Lois & Clark was also a special series to me as it was one my father and I would watch together every week. Sadly, he passed away on May 26, 1997… only a few days after it was announced that the show was canceled. At the time, I was a bit relieved, not really wanting to be in a world where I’d be watching without him. Selfish, perhaps… but those final three episodes that ABC burned off in the summer weren’t the same without my Dad to watch with me.

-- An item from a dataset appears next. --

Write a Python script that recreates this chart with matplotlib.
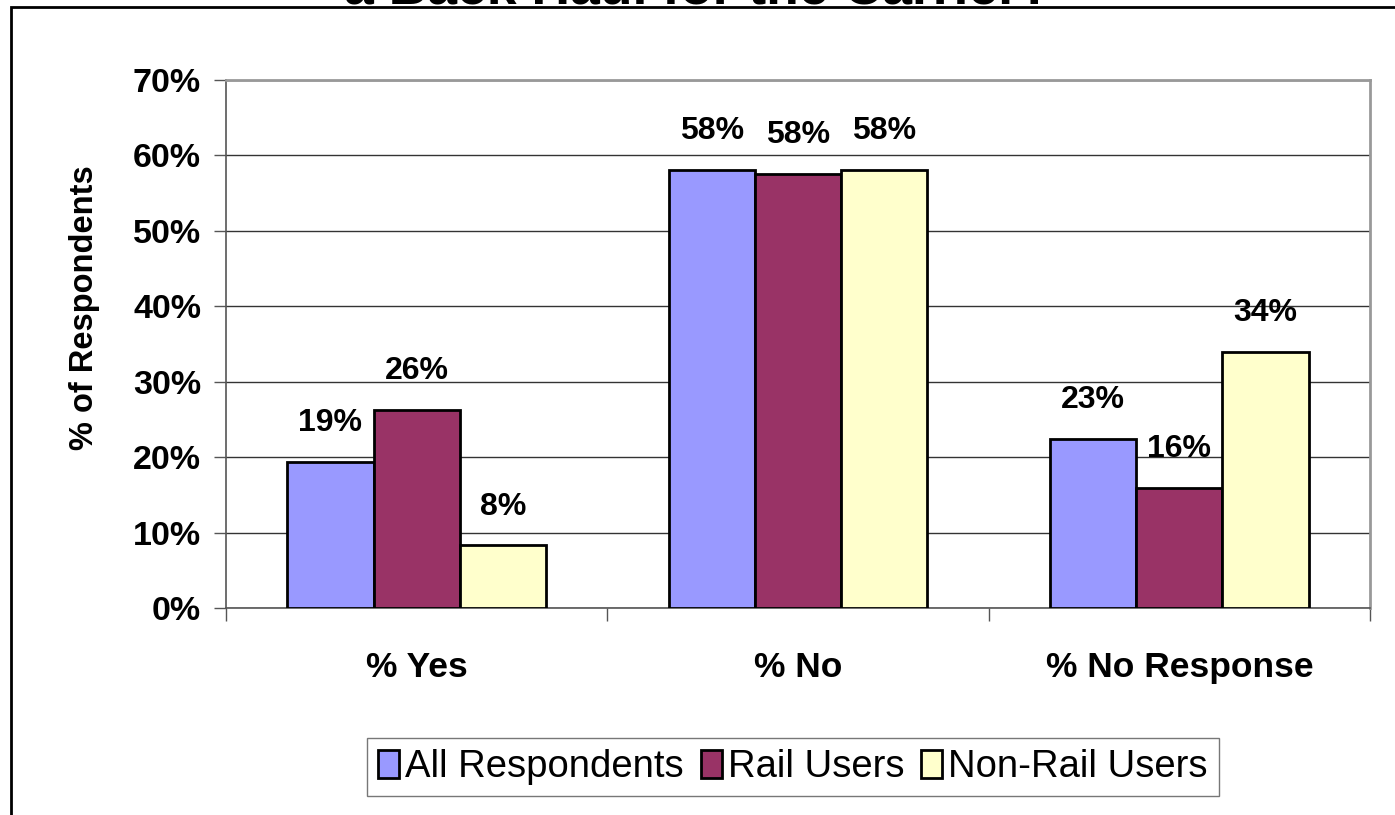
import matplotlib
matplotlib.use("Agg")
import matplotlib.pyplot as plt
from matplotlib.patches import Rectangle
import numpy as np

categories = ["% Yes", "% No", "% No Response"]
series_names = ["All Respondents", "Rail Users", "Non-Rail Users"]
all_resp = [19.4, 58.1, 22.4]
rail_users = [26.2, 57.6, 15.9]
non_rail = [8.3, 58.1, 33.9]
label_text = [["19%", "58%", "23%"], ["26%", "58%", "16%"], ["8%", "58%", "34%"]]
colors = ["#9999FF", "#993366", "#FFFFCC"]
title = "a Back Haul for the Carrier?"
ylabel = "% of Respondents"
yticks = [0, 10, 20, 30, 40, 50, 60, 70]

plt.rcParams['font.family'] = ['Liberation Sans', 'DejaVu Sans']

W, H = 1395, 815
fig = plt.figure(figsize=(W / 100, H / 100), dpi=100)

# outer frame (cropped at right and bottom)
frame = Rectangle((11 / W, -0.1), 1.2, 1.1 - 7 / H, transform=fig.transFigure,
                  fill=False, edgecolor="black", linewidth=2.0, clip_on=False)
fig.patches.append(frame)

# title (mostly cut off at top, as in the reference)
fig.text(0.5, 1 - 4 / H, title, ha="center", va="baseline",
         fontsize=38.5, fontweight="bold")

ax = fig.add_axes([226 / W, 1 - 608 / H, (1370 - 226) / W, (608 - 80) / H])

x = np.arange(len(categories))
bw = 0.226
data = [all_resp, rail_users, non_rail]
for i, (vals, c, name) in enumerate(zip(data, colors, series_names)):
    pos = x + (i - 1) * bw
    ax.bar(pos, vals, width=bw, color=c, edgecolor="black",
           linewidth=2.0, label=name, zorder=3)
    for p, v, t in zip(pos, vals, label_text[i]):
        ax.annotate(t, (p, v), xytext=(0, 28), textcoords="offset points",
                    ha="center", va="center", fontsize=23, fontweight="bold",
                    zorder=4)

ax.set_xlim(-0.5, 2.5)
ax.set_ylim(0, 70)
ax.set_yticks(yticks)
ax.set_yticklabels([f"{t}%" for t in yticks], fontsize=24.5, fontweight="bold")
ax.yaxis.grid(True, color="#333333", linewidth=1.0, zorder=0)
ax.tick_params(axis="y", length=9, width=1, color="#555555", pad=9)

ax.set_xticks([-0.5, 0.5, 1.5, 2.5])
ax.set_xticklabels([])
ax.tick_params(axis="x", which="major", length=9, width=1, color="#555555")
ax.set_xticks(x, minor=True)
ax.set_xticklabels(categories, minor=True, fontsize=25.5, fontweight="bold")
ax.tick_params(axis="x", which="minor", length=0, pad=31)

fig.text(85 / W, 1 - 308 / H, ylabel, rotation=90, ha="center", va="center",
         fontsize=23.5, fontweight="bold")

for s in ["left", "bottom"]:
    ax.spines[s].set_color("#555555")
    ax.spines[s].set_linewidth(1.2)
for s in ["top", "right"]:
    ax.spines[s].set_color("#999999")
    ax.spines[s].set_linewidth(2.0)

leg = fig.legend(loc="center", bbox_to_anchor=((371 + 1215) / 2 / W, 1 - 767 / H),
                 ncol=3, fontsize=27.5, frameon=True, fancybox=False,
                 edgecolor="#555555", handlelength=0.55, handleheight=0.75,
                 handletextpad=0.15, columnspacing=0.45, borderpad=0.3,
                 borderaxespad=0)
leg.get_frame().set_linewidth(1.0)

fig.savefig("out.png", dpi=100)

I made lifelong friends from Lois & Clark, some of whom I still speak to on a regular basis. (A special shoutout goes to my friend Kat!) Fandom was much different in the pre-social media era. In many ways, it was good in that you gathered fans who all loved the same thing, and this show was special in that everyone was pretty much agreed on the preferred relationship in the series – it was in the title, and no one was shipping Lois & Dan “Plunger Boy” Scardino or something. Things did get a little less fun in Season 4 when a certain group of fans over-moderated the “WBTV forums” at the time, which is something I tried to avoid with the KryptonSite forums, not always successfully.
Dean and Teri would both guest star on Smallville and appear in multiple episodes of Supergirl, even both appearing in the same episode but not crossing paths. They say they’d like to do a reunion but I believe that about as much as I believe the Smallville animated show will actually happen. But, today belongs to the memory of the show that was – Lois & Clark… a fantastic series.
Want five episodes to check out? It’s nearly impossible to pick just five, but here we go: “Pilot” (Season 1) – “The Green, Green Glow of Home” (Season 1) – “The House of Luthor” (Season 1) – “Tempus Fugitive” (Season 2) – “We Have A Lot To Talk About” (Season 3). All are available on the MAX streaming service!